Copy the data that follows, character for character, minus the pictures.

──────────────────────────────

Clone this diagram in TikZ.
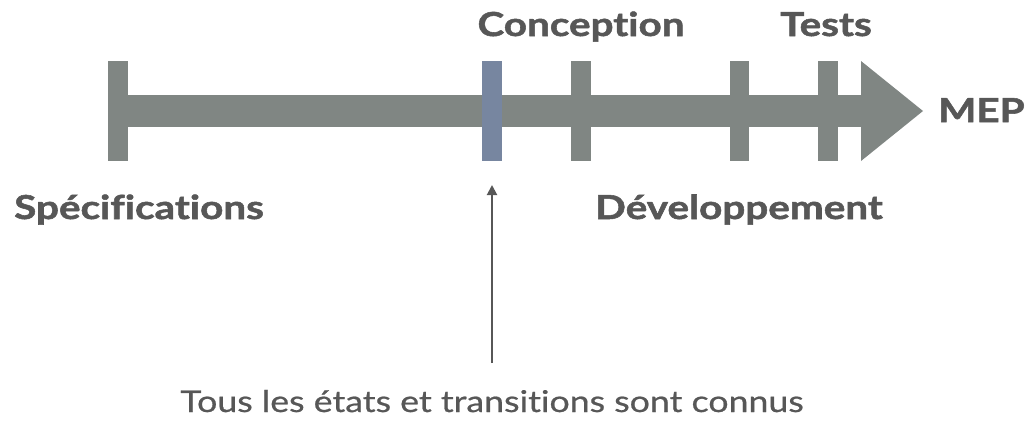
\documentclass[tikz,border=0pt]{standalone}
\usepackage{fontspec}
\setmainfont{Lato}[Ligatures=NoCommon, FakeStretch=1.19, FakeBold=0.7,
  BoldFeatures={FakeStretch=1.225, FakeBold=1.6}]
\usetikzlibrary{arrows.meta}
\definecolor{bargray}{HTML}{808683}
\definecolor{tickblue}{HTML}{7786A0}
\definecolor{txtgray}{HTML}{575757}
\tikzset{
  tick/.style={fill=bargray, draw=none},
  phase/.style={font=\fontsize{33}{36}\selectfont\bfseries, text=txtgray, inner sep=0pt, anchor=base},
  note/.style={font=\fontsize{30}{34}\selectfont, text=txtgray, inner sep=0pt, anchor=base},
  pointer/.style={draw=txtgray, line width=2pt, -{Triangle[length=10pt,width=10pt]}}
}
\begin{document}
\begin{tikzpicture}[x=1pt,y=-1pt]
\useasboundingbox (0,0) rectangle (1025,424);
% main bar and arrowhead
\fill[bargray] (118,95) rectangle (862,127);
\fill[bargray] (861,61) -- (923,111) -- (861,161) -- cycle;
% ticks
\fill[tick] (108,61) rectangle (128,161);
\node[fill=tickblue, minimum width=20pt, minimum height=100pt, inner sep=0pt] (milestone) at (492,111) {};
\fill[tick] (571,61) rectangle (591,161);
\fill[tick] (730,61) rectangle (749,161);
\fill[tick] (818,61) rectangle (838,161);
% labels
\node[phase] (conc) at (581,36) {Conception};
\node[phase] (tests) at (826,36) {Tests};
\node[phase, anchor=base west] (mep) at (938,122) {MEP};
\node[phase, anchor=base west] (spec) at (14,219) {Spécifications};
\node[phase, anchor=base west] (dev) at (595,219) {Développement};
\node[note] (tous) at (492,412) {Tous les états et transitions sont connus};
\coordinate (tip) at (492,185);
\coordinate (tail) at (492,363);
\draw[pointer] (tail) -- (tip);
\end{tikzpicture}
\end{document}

──────────────────────────────

● ANSWER TO THE TASK
Clone this diagram in TikZ.
\documentclass[tikz,border=0pt]{standalone}
\usepackage{fontspec}
\setmainfont{Lato}[Ligatures=NoCommon, FakeStretch=1.19, FakeBold=0.7,
  BoldFeatures={FakeStretch=1.225, FakeBold=1.6}]
\usetikzlibrary{arrows.meta}
\definecolor{bargray}{HTML}{808683}
\definecolor{tickblue}{HTML}{7786A0}
\definecolor{txtgray}{HTML}{575757}
\tikzset{
  tick/.style={fill=bargray, draw=none},
  phase/.style={font=\fontsize{33}{36}\selectfont\bfseries, text=txtgray, inner sep=0pt, anchor=base},
  note/.style={font=\fontsize{30}{34}\selectfont, text=txtgray, inner sep=0pt, anchor=base},
  pointer/.style={draw=txtgray, line width=2pt, -{Triangle[length=10pt,width=10pt]}}
}
\begin{document}
\begin{tikzpicture}[x=1pt,y=-1pt]
\useasboundingbox (0,0) rectangle (1025,424);
% main bar and arrowhead
\fill[bargray] (118,95) rectangle (862,127);
\fill[bargray] (861,61) -- (923,111) -- (861,161) -- cycle;
% ticks
\fill[tick] (108,61) rectangle (128,161);
\node[fill=tickblue, minimum width=20pt, minimum height=100pt, inner sep=0pt] (milestone) at (492,111) {};
\fill[tick] (571,61) rectangle (591,161);
\fill[tick] (730,61) rectangle (749,161);
\fill[tick] (818,61) rectangle (838,161);
% labels
\node[phase] (conc) at (581,36) {Conception};
\node[phase] (tests) at (826,36) {Tests};
\node[phase, anchor=base west] (mep) at (938,122) {MEP};
\node[phase, anchor=base west] (spec) at (14,219) {Spécifications};
\node[phase, anchor=base west] (dev) at (595,219) {Développement};
\node[note] (tous) at (492,412) {Tous les états et transitions sont connus};
\coordinate (tip) at (492,185);
\coordinate (tail) at (492,363);
\draw[pointer] (tail) -- (tip);
\end{tikzpicture}
\end{document}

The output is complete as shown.